Rape Crisis Center Reducing Operations To 24-Hour Hotline
The 11-month state budget impasse will force a rape crisis center based in Urbana to scale back operations to a 24-hour crisis hotline by the end of the month. RACES Executive Director Mary Evans says the state will owe the agency nearly $200-thousand by the end of June.
Without that money, she says they can no longer offer their other services, like one-on-one, group and family counseling, medical and legal advocacy, and community education --- except when volunteers can step in to help.
Evans says that to call the cutbacks devastating is an ‘understatement’.
“It’s been quite difficult for our childhood adolescent counselor to talk with children and their family members, or supportive others, and tell them that the services are going away," she said. "Adults, it’s difficult for them as well. We provide only brief counseling, meaning ten sessions, but we have some clients who’ve been with us for multiple years.”
RACES is cutting a total of seven staff positions as of May 31st, leaving them with just one part-time employee funded by the United Way of Champaign County. That agency’s support will allow the hotline to keep going.
Without state funding, RACES has relied on local fundraising efforts, totaling more than $50,000 thus far, to stay open this year.
"The community has been extremely supportive in the last several months, and we appreciate every donor dollar that's come our way," Evans said.
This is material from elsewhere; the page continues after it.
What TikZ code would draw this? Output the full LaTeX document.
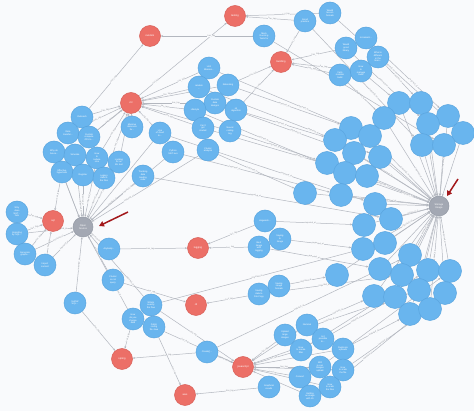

She said the board is hard at work on a plan to make sure core services continue, with hopes of returning to a similar staffing pattern when state funds are restored.
There was news late Thursday afternoon that Illinois lawmakers had approved $700 million to partially fund various human service programs, but Evans said her agency had not heard word of any potential funding from the Illinois Coalition Against Sexual Assualt, which funds 29 rape crisis centers, including RACES, at time of the agency's Thursday news conference.